Mr. Yousefzadeh offers a damning report that purports to show that Edwards is no champion of the downtrodden, but a scheming opportunist:
"'During his career of allegedly championing the helpless, he took no pro bono cases.' This failure is especially noteworthy given that the North Carolina bar's rules of professional responsibility state that "The provision of free legal services to those unable to pay reasonable fees continues to be an obligation of each lawyer ...."
Mr. Yousefazdeh's report isn't original, though. It comes courtesy of Professor Bainbridge, who writes:
"...his concern might be more plausible if he has demonstrated such concern in private life. Unfortunately, as the Washington Times reports, 'During his career of allegedly championing the helpless, he took no pro bono cases.'"
Oddly, the good professor doesn't source the quote other than to say it comes from the Washington Times.
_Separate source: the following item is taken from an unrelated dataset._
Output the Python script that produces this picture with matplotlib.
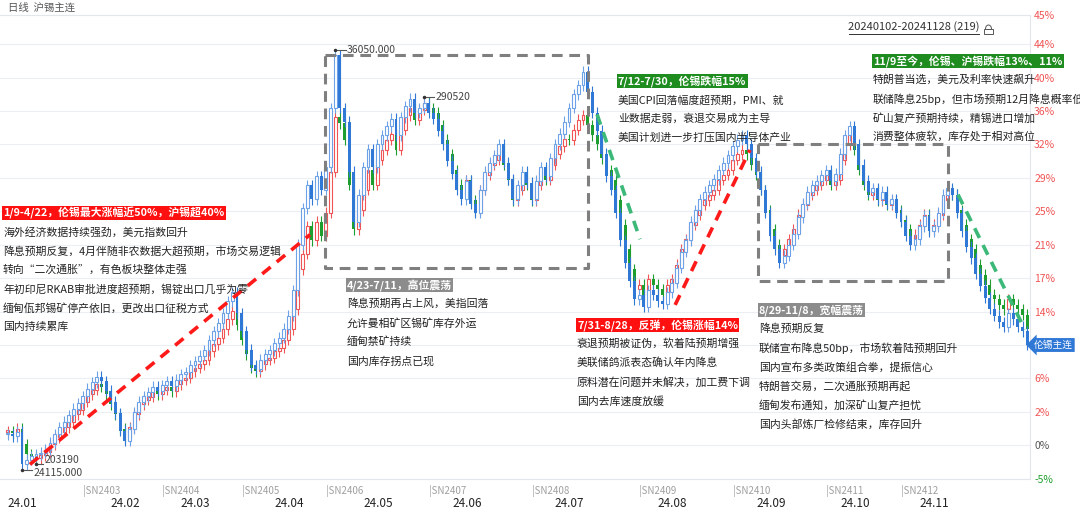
import numpy as np
import matplotlib.pyplot as plt
from matplotlib.lines import Line2D
from matplotlib.patches import Rectangle, Arc

plt.rcParams['font.family'] = ['Noto Sans CJK SC', 'DejaVu Sans']

# 沪锡主连 daily close, % change vs first day (axis units)
shfe_close = [
    1.5, 1.4, 1.8, 0.1, -1.0, -1.3, -1.4, -1.1, -0.7, 0.1,
    0.9, 1.5, 2.0, 2.6, 3.4, 3.9, 4.8, 5.6, 6.1, 6.7,
    6.4, 5.6, 4.5, 3.4, 1.8, 0.9, 2.0, 3.4, 4.5, 5.0,
    5.3, 5.9, 5.6, 6.1, 6.4, 5.9, 6.7, 7.2, 7.4, 8.1,
    8.5, 8.9, 9.4, 10.3, 11.1, 11.8, 12.7, 13.8, 14.7, 13.2,
    11.6, 10.0, 8.5, 8.1, 8.9, 9.4, 9.6, 10.3, 10.7, 11.6,
    12.7, 14.9, 19.3, 21.0, 24.0, 22.5, 24.5, 23.0, 25.5, 30.0,
    36.0, 35.3, 33.5, 28.6, 23.7, 25.8, 28.0, 30.2, 28.6, 31.3,
    32.4, 33.5, 34.1, 32.4, 34.6, 36.2, 37.0, 35.7, 36.8, 37.6,
    37.0, 36.5, 35.1, 33.5, 31.9, 30.2, 28.6, 27.5, 29.1, 26.9,
    25.8, 28.0, 29.7, 30.8, 31.3, 32.4, 30.8, 29.1, 26.9, 28.0,
    29.7, 28.6, 26.9, 28.6, 30.2, 29.1, 30.8, 32.0, 32.8, 33.6,
    33.5, 34.6, 35.7, 36.2, 35.1, 34.0, 33.0, 31.5, 30.2, 29.1,
    26.9, 24.2, 21.5, 19.3, 17.1, 17.6, 16.5, 18.2, 17.6, 17.1,
    16.5, 17.6, 18.2, 19.8, 21.5, 22.6, 24.2, 25.3, 26.4, 26.9,
    27.5, 28.0, 29.1, 29.7, 30.2, 31.3, 31.9, 32.4, 31.9, 30.8,
    29.7, 28.0, 25.8, 23.7, 22.0, 20.9, 21.5, 22.6, 23.7, 25.3,
    26.4, 27.5, 28.0, 28.6, 29.1, 29.7, 28.6, 29.1, 31.3, 33.0,
    34.1, 32.4, 30.2, 28.6, 27.5, 28.0, 26.9, 27.5, 26.4, 26.9,
    25.8, 24.7, 23.7, 22.6, 23.1, 24.2, 25.3, 23.7, 24.2, 25.3,
    26.9, 28.0, 27.5, 25.8, 24.2, 22.6, 21.5, 19.8, 18.7, 17.6,
    16.5, 16.0, 15.4, 14.9, 16.0, 15.4, 14.9, 14.3, 12.7,
]

# 伦锡主连 daily close, % change vs first day
lme_close = [
    1.2, 1.0, 1.5, -2.1, -1.6, -1.2, -1.0, -0.8, -0.5, 0.3,
    1.2, 2.0, 2.6, 3.3, 4.0, 4.6, 5.4, 6.2, 6.9, 7.5,
    7.0, 6.0, 4.8, 3.5, 1.6, 0.5, 1.8, 3.6, 4.8, 5.4,
    5.8, 6.4, 6.0, 6.6, 7.0, 6.5, 7.2, 7.8, 8.0, 8.8,
    9.2, 9.8, 10.4, 11.5, 12.5, 13.4, 14.5, 15.8, 16.8, 14.5,
    12.5, 10.5, 8.8, 8.4, 9.4, 10.0, 10.4, 11.2, 11.8, 12.8,
    14.2, 17.0, 22.0, 26.0, 28.5, 27.0, 29.5, 28.0, 30.5, 37.0,
    42.8, 37.0, 35.5, 30.0, 24.5, 27.5, 30.5, 32.5, 30.5, 33.0,
    34.0, 35.0, 35.8, 34.0, 36.0, 37.2, 38.0, 36.5, 37.0, 37.5,
    36.5, 35.8, 34.5, 33.0, 31.2, 29.8, 28.0, 27.0, 29.0, 26.5,
    25.5, 28.0, 30.0, 31.0, 31.8, 33.0, 31.0, 29.2, 27.0, 28.5,
    30.0, 28.8, 27.0, 29.0, 30.5, 29.5, 31.5, 33.0, 34.2, 35.5,
    37.0, 38.5, 39.5, 41.0, 38.8, 36.5, 34.5, 32.0, 29.5, 28.0,
    25.5, 22.5, 20.0, 18.0, 16.0, 16.5, 15.2, 17.0, 16.5, 15.8,
    15.5, 16.8, 17.8, 19.5, 21.2, 22.5, 24.5, 25.8, 27.0, 27.8,
    28.5, 29.2, 30.2, 31.0, 31.8, 32.8, 33.5, 34.0, 33.0, 31.5,
    30.0, 28.0, 25.5, 23.0, 21.5, 20.0, 20.8, 22.0, 23.2, 25.0,
    26.5, 27.8, 28.5, 29.0, 29.6, 30.2, 29.0, 29.8, 32.0, 34.0,
    35.0, 33.0, 30.8, 29.0, 27.8, 28.2, 27.0, 27.8, 26.5, 27.0,
    25.5, 24.5, 23.0, 22.0, 22.6, 24.0, 25.2, 23.5, 24.0, 25.5,
    27.5, 28.2, 27.5, 25.5, 23.5, 21.8, 20.5, 18.8, 17.5, 16.2,
    15.0, 14.2, 13.5, 13.0, 14.5, 13.8, 13.0, 12.5, 11.0,
]

month_labels = ['24.01', '24.02', '24.03', '24.04', '24.05', '24.06',
                '24.07', '24.08', '24.09', '24.10', '24.11']
month_pos = [0, 22, 37, 57, 76, 95, 117, 139, 160, 178, 195]
contract_labels = ['SN2403', 'SN2404', 'SN2405', 'SN2406', 'SN2407',
                   'SN2408', 'SN2409', 'SN2410', 'SN2411', 'SN2412']
contract_pos = [16, 33, 50, 68, 90, 112, 135, 155, 175, 191]
pct_labels = ['-5%', '0%', '2%', '6%', '10%', '14%', '17%', '21%', '25%',
              '29%', '32%', '36%', '40%', '44%']

RED = '#f05454'
GREEN = '#1e9e2e'
BLUE = '#2f78d6'
BLUE_L = '#6da3e6'
STEP = 3.667
WICK = 0.6


def px_x(x):
    return x / 1080


def px_y(y):
    return 1 - y / 509


def candles(ax, close, up_edge, down_color, z):
    close = np.asarray(close, dtype=float)
    opens = np.r_[close[0], close[:-1]]
    x = np.arange(len(close))
    top = np.maximum(opens, close)
    bot = np.minimum(opens, close)
    up = close >= opens
    cols = np.where(up, up_edge, down_color)
    ax.vlines(x, bot - WICK, top + WICK, colors=cols, lw=0.8, zorder=z)
    h = np.maximum(top - bot, 0.15)
    ax.bar(x[up], h[up], bottom=bot[up], width=0.62, facecolor='white',
           edgecolor=up_edge, lw=0.8, zorder=z + 0.1)
    ax.bar(x[~up], h[~up], bottom=bot[~up], width=0.62, color=down_color,
           lw=0, zorder=z + 0.1)
    return top + WICK, bot - WICK


fig = plt.figure(figsize=(10.8, 5.09), dpi=100)
ax = fig.add_axes([0, px_y(479), 1030 / 1080, (479 - 15) / 509])
ax.set_xlim(-1.7, 218.6)
ax.set_ylim(-3.7, 47.2)

shfe_hi, shfe_lo = candles(ax, shfe_close, RED, GREEN, 2)
lme_hi, lme_lo = candles(ax, lme_close, BLUE_L, BLUE, 3)

# y axis on the right
ticks = [STEP * k for k in range(-1, 13)] + [47.2]
ax.yaxis.tick_right()
ax.set_yticks(ticks)
ax.set_yticklabels(pct_labels + ['45%'], fontsize=7.5)
for lab, t in zip(ax.get_yticklabels(), ticks):
    lab.set_color('#555555' if abs(t) < 0.01 else (GREEN if t < 0 else RED))
ax.tick_params(axis='y', length=0, pad=3)
ax.grid(axis='y', color='#eceef4', lw=0.8, zorder=0)

ax.set_xticks(month_pos)
ax.set_xticklabels(month_labels, fontsize=8.5, color='#222222', ha='left')
ax.tick_params(axis='x', length=0, pad=13)
for p, lab in zip(contract_pos, contract_labels):
    ax.text(p, -0.012, '|' + lab, transform=ax.get_xaxis_transform(),
            fontsize=7, color='#a0a0a0', va='top', ha='left')

ax.spines['left'].set_visible(False)
for s in ['top', 'bottom', 'right']:
    ax.spines[s].set_color('#e4e6ee')


# highs / lows labels
def mark(i, y, text, dx=2.2, dy=0.0):
    ax.plot([i, i + dx], [y, y], color='#555555', lw=0.8, zorder=6)
    ax.plot(i, y, 'o', ms=1.5, color='#333333', zorder=6)
    ax.text(i + dx + 0.3, y + dy, text, fontsize=7.5, color='#444444',
            va='center', zorder=6)


i = int(np.argmax(lme_hi))
mark(i, lme_hi[i], '36050.000')
i = int(np.argmax(shfe_hi))
mark(i, shfe_hi[i], '290520')
i = int(np.argmin(shfe_lo))
mark(i, shfe_lo[i], '203190', dx=1.5, dy=0.35)
i = int(np.argmin(lme_lo))
mark(i, lme_lo[i], '24115.000', dy=-0.35)

# range boxes and trend lines
box = dict(color='#7f7f7f', lw=2.2, ls=(0, (3.5, 2.2)), zorder=5)
for (x0, x1, y0, y1) in [(67.9, 124.1, 19.5, 42.8), (160.4, 201.1, 18.0, 33.0)]:
    ax.plot([x0, x1, x1, x0, x0], [y1, y1, y0, y0, y1], **box)
trend = [((4.7, -2.1), (64.6, 23.1), '#ff1a1a'),
         ((142.7, 15.4), (158.7, 32.4), '#ff1a1a'),
         ((126.0, 36.3), (135.2, 22.6), '#3cb878'),
         ((203.2, 27.5), (217.5, 12.7), '#3cb878')]
for (a, b, c) in trend:
    ax.plot([a[0], b[0]], [a[1], b[1]], color=c, lw=2.6, ls=(0, (3, 2.2)), zorder=5)

# text blocks
blocks = [
    (3, 213, '1/9-4/22，伦锡最大涨幅近50%，沪锡超40%', '#ff1010',
     ['海外经济数据持续强劲，美元指数回升',
      '降息预期反复，4月伴随非农数据大超预期，市场交易逻辑',
      '转向“二次通胀”，有色板块整体走强',
      '年初印尼RKAB审批进度超预期，锡锭出口几乎为零',
      '缅甸佤邦锡矿停产依旧，更改出口征税方式',
      '国内持续累库']),
    (347, 285, '4/23-7/11，高位震荡', '#8c8c8c',
     ['降息预期再占上风，美指回落',
      '允许曼相矿区锡矿库存外运',
      '缅甸禁矿持续',
      '国内库存拐点已现']),
    (618, 81, '7/12-7/30，伦锡跌幅15%', '#1e8c1e',
     ['美国CPI回落幅度超预期，PMI、就',
      '业数据走弱，衰退交易成为主导',
      '美国计划进一步打压国内半导体产业']),
    (577, 325, '7/31-8/28，反弹，伦锡涨幅14%', '#ff1010',
     ['衰退预期被证伪，软着陆预期增强',
      '美联储鸽派表态确认年内降息',
      '原料潜在问题并未解决，加工费下调',
      '国内去库速度放缓']),
    (759, 310, '8/29-11/8，宽幅震荡', '#8c8c8c',
     ['降息预期反复',
      '联储宣布降息50bp，市场软着陆预期回升',
      '国内宣布多类政策组合拳，提振信心',
      '特朗普交易，二次通胀预期再起',
      '缅甸发布通知，加深矿山复产担忧',
      '国内头部炼厂检修结束，库存回升']),
    (873, 61, '11/9至今，伦锡、沪锡跌幅13%、11%', '#1e8c1e',
     ['特朗普当选，美元及利率快速飙升',
      '联储降息25bp，但市场预期12月降息概率低',
      '矿山复产预期持续，精锡进口增加',
      '消费整体疲软，库存处于相对高位']),
]
for (x, y, head, bg, lines) in blocks:
    fig.text(px_x(x), px_y(y), head, fontsize=7.8, color='white', weight='bold',
             va='center', ha='left', zorder=10,
             bbox=dict(boxstyle='square,pad=0.12', fc=bg, ec='none'))
    for k, line in enumerate(lines):
        fig.text(px_x(x), px_y(y + 19 * (k + 1)), line, fontsize=7.8,
                 color='#222222', va='center', ha='left', zorder=10)

# header texts
fig.text(px_x(8), px_y(8), '日线  沪锡主连', fontsize=7.5, color='#555555', va='center')
fig.text(px_x(914), px_y(27), '20240102-20241128 (219)', fontsize=8,
         color='#333333', ha='center', va='center')
fig.add_artist(Line2D([px_x(849), px_x(979)], [px_y(34), px_y(34)], color='#333333', lw=0.7))
# small lock icon
fig.add_artist(Rectangle((px_x(984), px_y(34)), 9 / 1080, 5 / 509, fill=False,
                         ec='#555555', lw=0.7, transform=fig.transFigure))
fig.add_artist(Arc((px_x(988.5), px_y(29)), 6 / 1080, 8 / 509, theta1=0, theta2=180,
                   ec='#555555', lw=0.7, transform=fig.transFigure))

# last price tag
ax.text(218.6 + 0.8, lme_close[-1], '伦锡主连', fontsize=7, color='white',
        va='center', ha='left', zorder=10, clip_on=False,
        bbox=dict(boxstyle='larrow,pad=0.2', fc=BLUE, ec='none'))

fig.savefig('out.png', dpi=100)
A little sleuthing turns up not any actual reporting, but an unsigned 2004 Washington Times editorial that contains the quote:
"Mr. Edwards even sued the American National Red Cross three times, winning confidential settlements on claims that HIV had been transmitted through contaminated blood supplies. During his career of allegedly championing the helpless, he took no pro bono cases."
A search of the Washington Times archive doesn't turn up any reporting to support the claim. So where did it come from?
Apparently from this article in the New York Times, that ran 10 days before the editorial. It tells a somewhat different story:
"Another former adversary, James P. Cooney III, who defended a dozen medical malpractice cases brought by Mr. Edwards, agreed that 'he was very selective about his cases.'
'He only took the best cases, and by that I don't mean the ones with the highest damages,' Mr. Cooney said. 'I mean the ones where somebody had done something really bad.'
But Mr. Edwards handled no notable pro bono cases, the typical vehicle for lawyers who want to have a larger impact."
It seems the Washington Times took "no notable pro bono cases" to mean "no pro bono cases at all."
How much pro bono work has Mr. Edwards done in his career? I don't know. Mr. Yousefzadeh doesn't either. Nevertheless, Professor Bainbridge takes the long pass from the Washington Times, revives the bogus report, and dishes to Mr. Yousefazdeh who slams it home.
For those of you keeping score: Washington Times to Bainbridge to Redstate on the play.